Todd: Oddly, it was drawing cartoons in high school. I drew little sketches during class when we were suppose to be studying. My friends loved them and it made me feel good.
5.) MC: Early on, did you always have your family’s support to be an artist/illustrator?
Todd: Yes, My father was a cop and my mom started out as a nurse. They always supported me. I guess that they thought it was a special talent.
6.) MC: You seem as though you’re always pushing yourself to “Reach the Next Level” (whatever that me be). You don’t seem satisfied with staying on the same plain. Perhaps that is part of the reason you’ve managed to accelerate in every medium. Would you say that is an accurate assessment? If so, please explain.
Todd: Yes. I never stay satisfied for long. When I finish a painting, I like it a lot. But, after a day or so, I start to see things that I wish I had done better. I envision better colors, or a different application. I then try to add those elements in the next painting. I want the next painting to be better and different from the last one. Although I am painting pretty much the same subject matter, (trees and swamp scenes from around my house,) I want every painting to be different.
7.) MC: Many of your contemporaries feel that you are a genius at capturing what happens with light during the most colorful part of the day. Do you feel that you’re onto something during it’s creation and if not, what early signs indicate to you, an area may need more work?
Todd: Well, I wouldn’t say “genius”, but I seemed to capture the affect of light. I have always been attracted to sunrises and sunsets. I think it is a primal response. Many ancient cultures worshipped the sun. It signifies life to me…something spiritual or sublime. So, I decided that is something that I would like to tackle as a subject matter. I was lucky enough to have captured the effect that I wanted.

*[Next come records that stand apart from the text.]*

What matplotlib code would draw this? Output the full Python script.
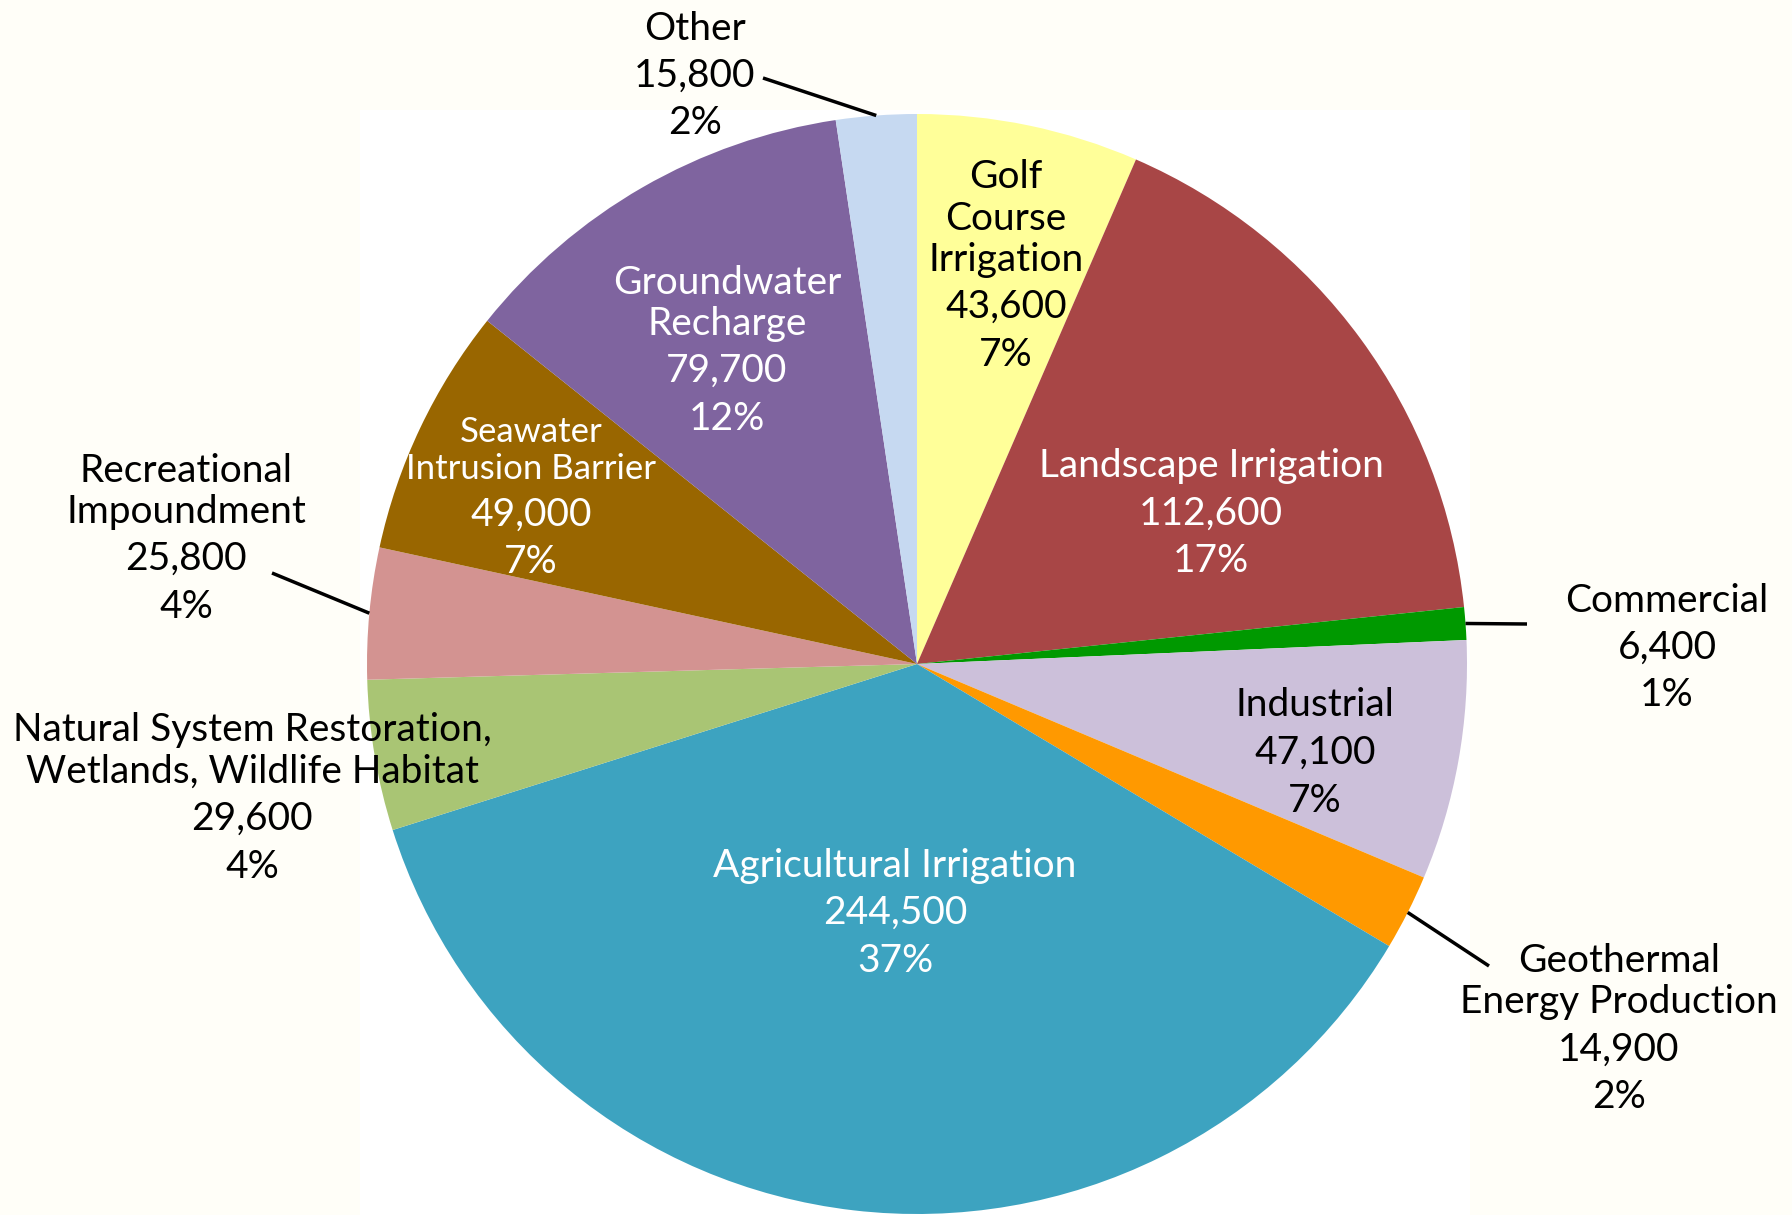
import numpy as np
import matplotlib
matplotlib.use("Agg")
import matplotlib.pyplot as plt
from matplotlib.patches import Rectangle

plt.rcParams['font.family'] = ['Lato', 'DejaVu Sans']

# recycled water use by category (acre-feet per year), clockwise from top
categories = ["Golf\nCourse\nIrrigation", "Landscape Irrigation", "Commercial", "Industrial",
              "Geothermal\nEnergy Production", "Agricultural Irrigation",
              "Natural System Restoration,\nWetlands, Wildlife Habitat",
              "Recreational\nImpoundment", "Seawater\nIntrusion Barrier",
              "Groundwater\nRecharge", "Other"]
values = [43600, 112600, 6400, 47100, 14900, 244500, 29600, 25800, 49000, 79700, 15800]
colors = ["#FFFF99", "#A84646", "#009900", "#CCC0DA", "#FF9900", "#3DA3C0",
          "#A9C574", "#D39391", "#996600", "#7F649F", "#C6D9F1"]

W, H = 1792, 1215
fig = plt.figure(figsize=(W / 100, H / 100), dpi=100, facecolor="#FFFEF8")
ax = fig.add_axes([0, 0, 1, 1])

cx, cy, R = 917, H - 664, 550
ax.add_patch(Rectangle((360, 0), 1110, H - 110, facecolor="white", edgecolor="none", zorder=0))

wedges, _ = ax.pie(values, colors=colors, startangle=90, counterclock=False,
                   center=(cx, cy), radius=R, wedgeprops=dict(linewidth=0))

ax.set_xlim(0, W)
ax.set_ylim(0, H)
ax.set_aspect("equal")
ax.axis("off")

total = sum(values)
FS = 28
NAME_GAP = 41     # px between lines of a category name
PARA_GAP = 47.5   # px between name / value / percent

# label placement: (x, first line y from top, text colour, name font size, leader end or None)
layout = [
    (1006, 174, "black", FS, None),
    (1211, 463, "white", FS, None),
    (1667, 597, "black", FS, (1527, 624)),
    (1315, 702, "black", FS, None),
    (1619, 958, "black", FS, (1489, 966)),
    (895, 862, "white", FS, None),
    (252, 727, "black", FS, None),
    (186, 467, "black", FS, (272, 573)),
    (531, 429, "white", 25, None),
    (727, 279, "white", FS, None),
    (695, 25, "black", FS, (763, 78)),
]

for name, v, w, (x, y, tc, nfs, lead) in zip(categories, values, wedges, layout):
    pct = round(100 * v / total)
    gap = NAME_GAP * nfs / FS
    lines = name.split("\n")
    for i, line in enumerate(lines):
        ax.text(x, H - (y + i * gap), line, ha="center", va="center_baseline",
                fontsize=nfs, color=tc)
    y_last = y + (len(lines) - 1) * gap
    if nfs != FS:
        y_last -= 2
    for j, line in enumerate([f"{v:,}", f"{pct}%"]):
        ax.text(x, H - (y_last + (j + 1) * PARA_GAP), line, ha="center",
                va="center_baseline", fontsize=FS, color=tc)
    if lead is not None:
        mid = np.deg2rad((w.theta1 + w.theta2) / 2)
        x0, y0 = cx + R * np.cos(mid), cy + R * np.sin(mid)
        ax.plot([x0, lead[0]], [y0, H - lead[1]], color="black", lw=2.5,
                solid_capstyle="butt")

fig.savefig("out.png", dpi=100, facecolor=fig.get_facecolor())
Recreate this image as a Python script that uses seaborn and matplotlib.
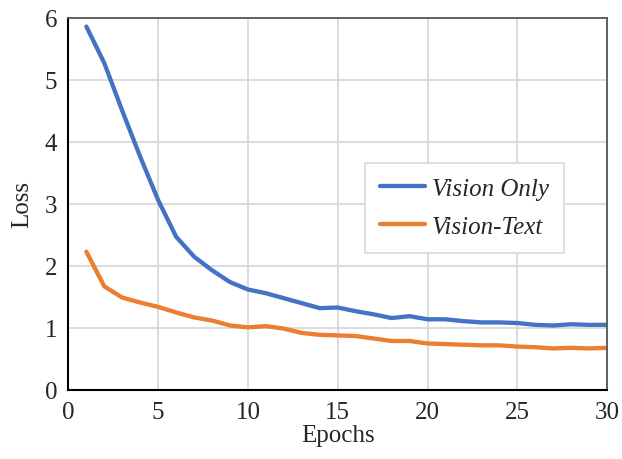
import numpy as np
import pandas as pd
import matplotlib
matplotlib.use("Agg")
import matplotlib.pyplot as plt
import seaborn as sns

epochs = list(range(1, 31))
vision_only = [5.86, 5.27, 4.50, 3.76, 3.06, 2.47, 2.15, 1.93, 1.74, 1.62,
               1.56, 1.48, 1.40, 1.32, 1.33, 1.27, 1.22, 1.16, 1.19, 1.14,
               1.14, 1.11, 1.09, 1.09, 1.08, 1.05, 1.04, 1.06, 1.05, 1.05]
vision_text = [2.23, 1.67, 1.49, 1.41, 1.34, 1.25, 1.17, 1.12, 1.04, 1.01,
               1.03, 0.99, 0.92, 0.89, 0.88, 0.87, 0.83, 0.79, 0.79, 0.75,
               0.74, 0.73, 0.72, 0.72, 0.70, 0.69, 0.67, 0.68, 0.67, 0.68]
series_names = ["Vision Only", "Vision-Text"]
palette = ["#4472C4", "#ED7D31"]

df = pd.DataFrame({
    "Epochs": epochs * 2,
    "Loss": vision_only + vision_text,
    "Model": [series_names[0]] * len(epochs) + [series_names[1]] * len(epochs),
})

sns.set_style("white")
plt.rcParams["font.family"] = ["Liberation Serif", "DejaVu Serif"]

fig = plt.figure(figsize=(6.22, 4.60), dpi=100)
ax = fig.add_axes([0.110, 0.150, 0.866, 0.809])

sns.lineplot(data=df, x="Epochs", y="Loss", hue="Model", palette=palette,
             linewidth=3.1, ax=ax, solid_capstyle="round")

ax.set_xlim(0, 30)
ax.set_ylim(0, 6)
ax.set_xticks(range(0, 31, 5))
ax.set_yticks(range(0, 7))
ax.grid(True, color="#d9d9d9", linewidth=1.3)
ax.set_axisbelow(True)
for side in ["left", "bottom"]:
    ax.spines[side].set_color("black")
    ax.spines[side].set_linewidth(1.5)
for side in ["top", "right"]:
    ax.spines[side].set_color("#555555")
    ax.spines[side].set_linewidth(1.3)

ax.tick_params(axis="both", labelsize=18, length=0, pad=8)
ax.set_xlabel("Epochs", fontsize=18, labelpad=1)
ax.set_ylabel("Loss", fontsize=18, labelpad=8)

leg = ax.legend(loc="center", bbox_to_anchor=(0.735, 0.49), frameon=True,
                fancybox=False, edgecolor="#d9d9d9", framealpha=1,
                prop={"family": "Liberation Serif", "style": "italic", "size": 18},
                handlelength=1.8, handletextpad=0.3, borderpad=0.6,
                labelspacing=0.6)
leg.get_frame().set_linewidth(1.2)

fig.savefig("out.png", dpi=100)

8.)MC: If you could talk to any ONE of the great masters in the history of Art, who do you think you’d desire most to converse with?
Todd: George Innis. Now, he was a genius.
9.) MC: What satisfies you the most about teaching your craft?
Todd:When I see students go from being ok as an artist to becoming professional.
10.) MC: Do you feel it is important for an artist to work from life?
Todd: Sure. It is an important training tool and something every artist should do. However, as one becomes mature as an artist, I feel his inspiration could come from anything…photographs, computers, memory, imagination, etc.
11.) MC: Do you own any paintings from any of your mentors and if so, what’s the significance of having those paintings on your walls? How does their presence in your home help you routinely?
Todd: I have a painting from my teacher at the American Academy of Art, Irving Shapiro. He was a master watercolorist. It is one of his more simple paintings, but I am amazed how the painting shows so much with so little work. When I look at it, I am reminded to keep my work fresh.
Also, I own many paintings from my friends who are artists. I love viewing all the different techniques and styles. They also keep me thinking about being fresh…not to get caught up in doing the same old thing.